6. Having heard the rival contentions, we find that the only issue to be decided is, ‘whether the demand of SAD as upheld in the impugned order is correct ?’.
7. It is an admitted fact that at the time of import, the Appellant did not pay 4% SAD since the Appellant claimed benefit of Notification No.20/2006, there is also no dispute that when the Bill of Entry was filed for the goods in question, change in law (w.e.f. 08.04.2011) was already in place, which changed the scenario by removing the exemption. This means that even as on the date of import, the exemption of 4% SAD stood deleted thereby making the Appellant liable; it is a different matter that the Appellant continued to claim exemption for the reasons best known to them. Going by the statute, there was a liability on the part of the importer i.e. Appellant and hence, prima facie it appears that the demand of short-levy is justified.

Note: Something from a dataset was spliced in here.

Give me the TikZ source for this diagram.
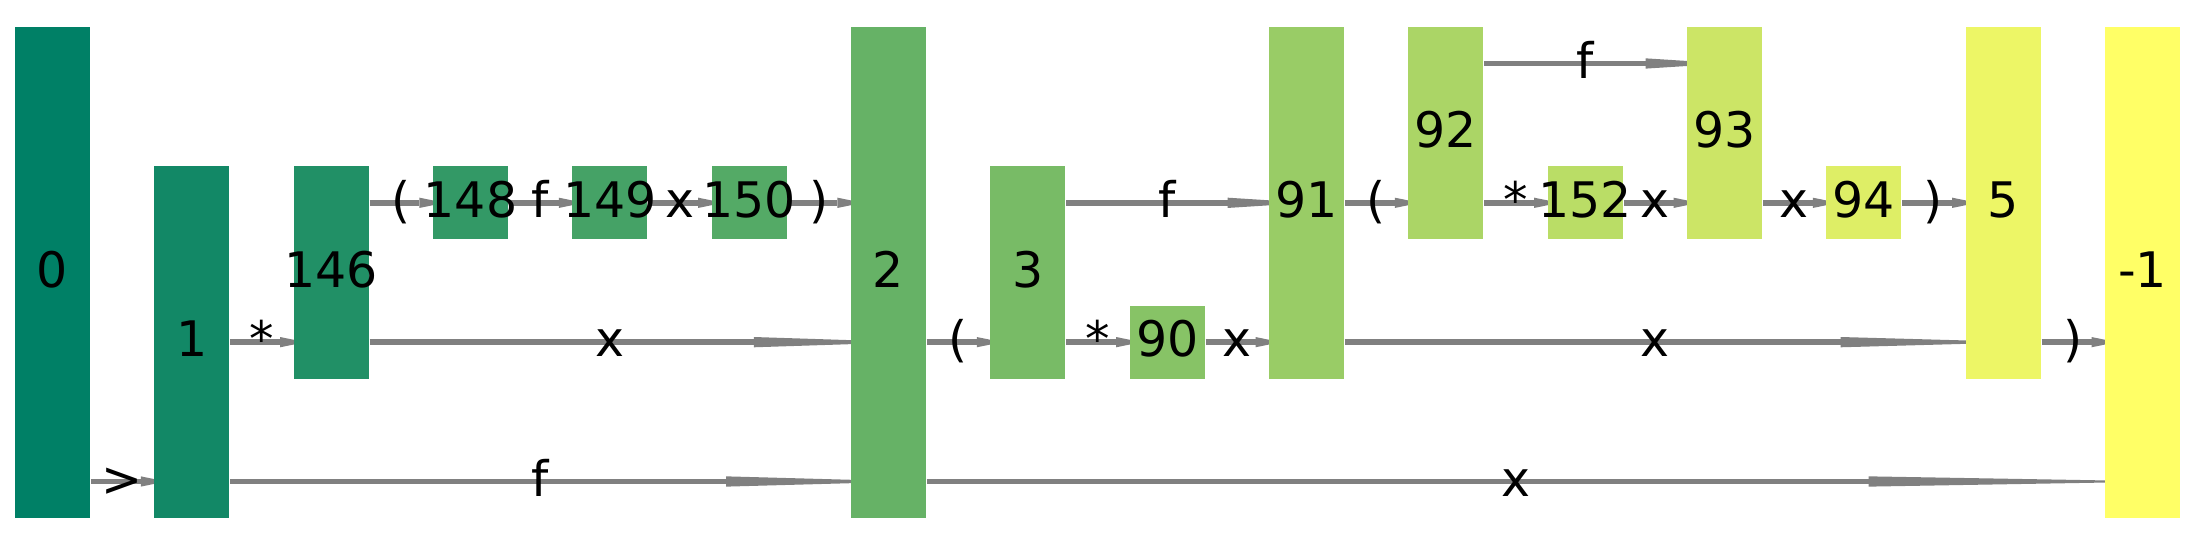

8. Statute also provides for claiming refund of SAD provided the claimant makes the payment of SAD only then they will be eligible to claim refund, which is not the case here. When there is no specific exclusion from exemption, the payment of duty is imperative. Just because it is claimed that there was exemption from VAT in U.P. does not mean the same is valid throughout India as long as the goods imported are sold anywhere in India. In this regard, we find merit in the contention of the Revenue that refund of SAD which is governed by Notification No.102/2007 makes it mandatory to pay the duty first and claim the refund of the same later. Further, with regard to the claim of provisional assessment and the demand under Section 28, we find that the dispute is only with the regard to applicability or otherwise of CVD in terms of Notification No.30/2004, which has nothing to do with SAD and hence, the said contention is also without any merit.
9. In view of the above, we do not find any infirmity in the impugned order and, therefore, the Appeal is liable to be dismissed as devoid of any merit. Same is accordingly dismissed.